Supplied information:

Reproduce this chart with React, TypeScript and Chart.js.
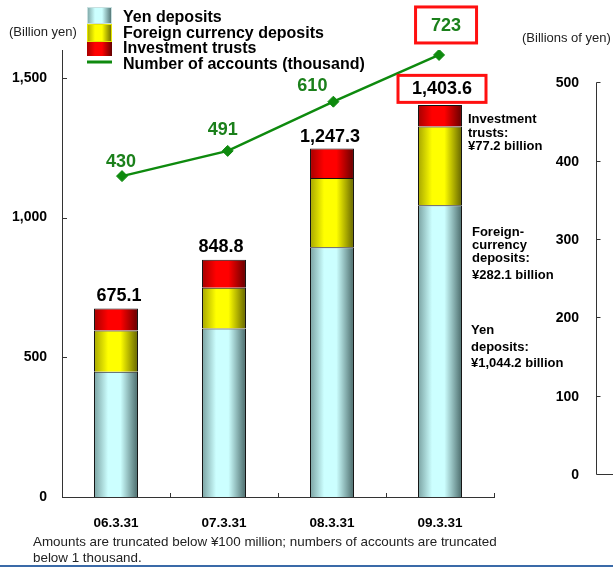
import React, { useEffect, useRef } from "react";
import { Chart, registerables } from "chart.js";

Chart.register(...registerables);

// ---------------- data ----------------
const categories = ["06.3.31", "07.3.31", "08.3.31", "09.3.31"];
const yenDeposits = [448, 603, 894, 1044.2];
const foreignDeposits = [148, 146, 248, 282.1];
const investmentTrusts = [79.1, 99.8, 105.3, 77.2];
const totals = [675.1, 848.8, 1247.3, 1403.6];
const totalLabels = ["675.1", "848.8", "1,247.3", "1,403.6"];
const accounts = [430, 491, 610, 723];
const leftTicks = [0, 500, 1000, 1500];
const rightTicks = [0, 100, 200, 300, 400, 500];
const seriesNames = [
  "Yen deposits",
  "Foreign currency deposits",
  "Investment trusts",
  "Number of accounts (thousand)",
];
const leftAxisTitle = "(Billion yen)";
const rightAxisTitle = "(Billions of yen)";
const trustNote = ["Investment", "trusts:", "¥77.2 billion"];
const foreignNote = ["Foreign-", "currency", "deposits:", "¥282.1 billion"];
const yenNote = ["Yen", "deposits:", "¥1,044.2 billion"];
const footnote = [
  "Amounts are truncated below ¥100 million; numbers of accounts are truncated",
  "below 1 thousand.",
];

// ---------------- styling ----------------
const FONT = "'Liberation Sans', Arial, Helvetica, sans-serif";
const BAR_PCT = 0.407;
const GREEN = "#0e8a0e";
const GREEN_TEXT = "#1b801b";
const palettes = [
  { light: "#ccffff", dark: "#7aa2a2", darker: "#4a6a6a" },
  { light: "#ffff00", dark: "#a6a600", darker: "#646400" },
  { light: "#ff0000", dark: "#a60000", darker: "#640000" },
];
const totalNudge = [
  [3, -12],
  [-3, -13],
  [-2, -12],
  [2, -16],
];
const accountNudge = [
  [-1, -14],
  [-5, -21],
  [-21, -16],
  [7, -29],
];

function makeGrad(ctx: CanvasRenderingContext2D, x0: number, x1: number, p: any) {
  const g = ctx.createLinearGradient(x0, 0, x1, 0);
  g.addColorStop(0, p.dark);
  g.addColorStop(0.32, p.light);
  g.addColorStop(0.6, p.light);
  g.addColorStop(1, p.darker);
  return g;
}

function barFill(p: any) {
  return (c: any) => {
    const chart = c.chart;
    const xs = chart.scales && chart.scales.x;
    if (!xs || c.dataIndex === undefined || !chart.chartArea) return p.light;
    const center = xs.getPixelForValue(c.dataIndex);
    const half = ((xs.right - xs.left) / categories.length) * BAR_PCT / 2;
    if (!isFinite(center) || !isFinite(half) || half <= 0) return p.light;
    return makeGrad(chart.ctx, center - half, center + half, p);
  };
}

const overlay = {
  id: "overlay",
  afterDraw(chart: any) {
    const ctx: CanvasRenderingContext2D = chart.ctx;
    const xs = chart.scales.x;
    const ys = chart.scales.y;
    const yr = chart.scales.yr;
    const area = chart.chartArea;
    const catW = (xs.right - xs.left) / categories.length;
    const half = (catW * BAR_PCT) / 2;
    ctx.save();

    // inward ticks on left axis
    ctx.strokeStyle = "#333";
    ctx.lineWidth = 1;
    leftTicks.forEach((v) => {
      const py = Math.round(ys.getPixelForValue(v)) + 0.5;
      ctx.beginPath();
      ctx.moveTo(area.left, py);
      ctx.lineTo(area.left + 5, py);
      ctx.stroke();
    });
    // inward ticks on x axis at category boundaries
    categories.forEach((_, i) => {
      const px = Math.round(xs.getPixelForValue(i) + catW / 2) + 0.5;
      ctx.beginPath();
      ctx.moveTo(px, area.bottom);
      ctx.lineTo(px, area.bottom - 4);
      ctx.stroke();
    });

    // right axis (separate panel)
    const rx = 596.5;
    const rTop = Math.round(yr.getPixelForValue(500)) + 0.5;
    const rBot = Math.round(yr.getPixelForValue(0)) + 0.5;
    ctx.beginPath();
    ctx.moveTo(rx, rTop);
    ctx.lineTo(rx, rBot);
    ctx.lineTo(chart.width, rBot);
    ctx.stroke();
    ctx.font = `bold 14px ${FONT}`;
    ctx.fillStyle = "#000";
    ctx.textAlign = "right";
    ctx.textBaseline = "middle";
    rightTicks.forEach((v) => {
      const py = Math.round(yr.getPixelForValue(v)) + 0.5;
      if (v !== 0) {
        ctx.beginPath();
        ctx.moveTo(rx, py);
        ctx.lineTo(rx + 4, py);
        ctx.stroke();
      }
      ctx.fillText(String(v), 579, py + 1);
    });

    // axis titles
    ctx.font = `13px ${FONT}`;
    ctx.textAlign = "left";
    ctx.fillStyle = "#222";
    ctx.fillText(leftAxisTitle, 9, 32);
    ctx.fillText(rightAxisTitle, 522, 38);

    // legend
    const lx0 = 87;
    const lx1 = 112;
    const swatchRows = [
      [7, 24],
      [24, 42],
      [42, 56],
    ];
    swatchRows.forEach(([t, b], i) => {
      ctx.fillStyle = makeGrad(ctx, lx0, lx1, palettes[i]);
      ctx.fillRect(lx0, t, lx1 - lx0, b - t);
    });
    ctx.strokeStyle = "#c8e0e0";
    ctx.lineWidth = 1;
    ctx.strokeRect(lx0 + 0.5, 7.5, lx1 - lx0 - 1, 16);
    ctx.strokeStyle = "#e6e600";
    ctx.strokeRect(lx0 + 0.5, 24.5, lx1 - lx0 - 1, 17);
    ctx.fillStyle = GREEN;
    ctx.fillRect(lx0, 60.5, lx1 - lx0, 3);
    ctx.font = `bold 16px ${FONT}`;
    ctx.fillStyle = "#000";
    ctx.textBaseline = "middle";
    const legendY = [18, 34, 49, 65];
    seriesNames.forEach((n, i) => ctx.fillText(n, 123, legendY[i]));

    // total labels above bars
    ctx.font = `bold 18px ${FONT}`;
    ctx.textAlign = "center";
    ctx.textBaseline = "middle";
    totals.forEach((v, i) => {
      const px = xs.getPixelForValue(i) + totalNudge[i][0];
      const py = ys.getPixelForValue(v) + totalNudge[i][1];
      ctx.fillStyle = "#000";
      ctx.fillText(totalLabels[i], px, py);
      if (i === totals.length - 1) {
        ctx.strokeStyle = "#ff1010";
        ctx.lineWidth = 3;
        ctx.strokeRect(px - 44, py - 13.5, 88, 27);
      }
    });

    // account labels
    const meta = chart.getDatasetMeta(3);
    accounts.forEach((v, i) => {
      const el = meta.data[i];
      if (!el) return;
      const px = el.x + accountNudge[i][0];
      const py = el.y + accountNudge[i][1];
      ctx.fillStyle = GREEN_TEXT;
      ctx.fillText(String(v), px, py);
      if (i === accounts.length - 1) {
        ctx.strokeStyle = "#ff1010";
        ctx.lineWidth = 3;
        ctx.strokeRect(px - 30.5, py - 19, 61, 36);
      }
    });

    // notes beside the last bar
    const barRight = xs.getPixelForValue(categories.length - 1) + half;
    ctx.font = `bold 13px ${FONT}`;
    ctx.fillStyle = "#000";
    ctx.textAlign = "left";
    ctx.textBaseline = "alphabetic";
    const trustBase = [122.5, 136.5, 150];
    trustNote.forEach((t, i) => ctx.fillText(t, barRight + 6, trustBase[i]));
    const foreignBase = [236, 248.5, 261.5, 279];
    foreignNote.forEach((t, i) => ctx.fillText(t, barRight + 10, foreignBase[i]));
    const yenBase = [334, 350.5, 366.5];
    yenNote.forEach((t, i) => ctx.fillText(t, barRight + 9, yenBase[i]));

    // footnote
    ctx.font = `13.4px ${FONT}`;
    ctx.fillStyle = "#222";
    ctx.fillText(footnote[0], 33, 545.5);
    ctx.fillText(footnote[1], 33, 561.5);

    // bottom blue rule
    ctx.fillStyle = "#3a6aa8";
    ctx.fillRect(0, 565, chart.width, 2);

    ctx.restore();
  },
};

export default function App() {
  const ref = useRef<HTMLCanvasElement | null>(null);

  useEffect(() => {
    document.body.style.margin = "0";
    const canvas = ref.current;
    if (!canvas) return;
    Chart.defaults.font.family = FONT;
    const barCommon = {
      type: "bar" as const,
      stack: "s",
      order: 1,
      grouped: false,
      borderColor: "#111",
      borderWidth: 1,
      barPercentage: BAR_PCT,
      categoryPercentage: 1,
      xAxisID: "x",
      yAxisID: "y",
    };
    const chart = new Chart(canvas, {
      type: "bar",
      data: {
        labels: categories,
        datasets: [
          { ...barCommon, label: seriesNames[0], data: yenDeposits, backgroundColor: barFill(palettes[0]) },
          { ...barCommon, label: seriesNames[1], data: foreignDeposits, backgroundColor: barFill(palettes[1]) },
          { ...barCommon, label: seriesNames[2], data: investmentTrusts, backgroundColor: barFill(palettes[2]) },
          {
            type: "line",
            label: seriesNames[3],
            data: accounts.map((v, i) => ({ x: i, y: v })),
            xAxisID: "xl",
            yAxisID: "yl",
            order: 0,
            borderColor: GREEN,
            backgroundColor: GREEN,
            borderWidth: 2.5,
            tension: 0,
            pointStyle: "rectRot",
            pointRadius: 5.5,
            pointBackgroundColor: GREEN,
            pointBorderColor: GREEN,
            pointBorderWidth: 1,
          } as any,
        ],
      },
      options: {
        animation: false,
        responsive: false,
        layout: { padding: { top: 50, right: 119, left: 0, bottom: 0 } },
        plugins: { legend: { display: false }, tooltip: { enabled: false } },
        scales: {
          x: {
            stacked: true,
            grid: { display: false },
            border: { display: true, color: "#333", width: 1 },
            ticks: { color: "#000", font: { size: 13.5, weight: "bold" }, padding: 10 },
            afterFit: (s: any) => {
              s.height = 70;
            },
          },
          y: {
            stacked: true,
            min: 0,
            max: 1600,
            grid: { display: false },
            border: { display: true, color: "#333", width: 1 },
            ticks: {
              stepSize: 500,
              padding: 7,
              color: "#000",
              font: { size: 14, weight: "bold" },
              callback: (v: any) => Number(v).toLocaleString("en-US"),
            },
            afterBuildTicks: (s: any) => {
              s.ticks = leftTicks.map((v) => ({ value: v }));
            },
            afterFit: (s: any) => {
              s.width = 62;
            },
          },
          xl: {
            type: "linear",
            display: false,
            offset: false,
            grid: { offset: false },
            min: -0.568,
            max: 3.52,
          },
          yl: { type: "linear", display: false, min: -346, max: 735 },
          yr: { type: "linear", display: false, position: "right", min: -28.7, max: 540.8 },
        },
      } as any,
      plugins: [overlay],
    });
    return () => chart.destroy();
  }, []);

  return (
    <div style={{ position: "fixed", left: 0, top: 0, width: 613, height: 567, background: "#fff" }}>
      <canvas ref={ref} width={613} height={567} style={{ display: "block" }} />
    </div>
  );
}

Directions for this task:
Take the lines from the start of the material to the line with "Chart.register(...registerables);", both included, and transcribe them exactly without the pictures.

Solution to the problem:
Reproduce this chart with React, TypeScript and Chart.js.
import React, { useEffect, useRef } from "react";
import { Chart, registerables } from "chart.js";

Chart.register(...registerables);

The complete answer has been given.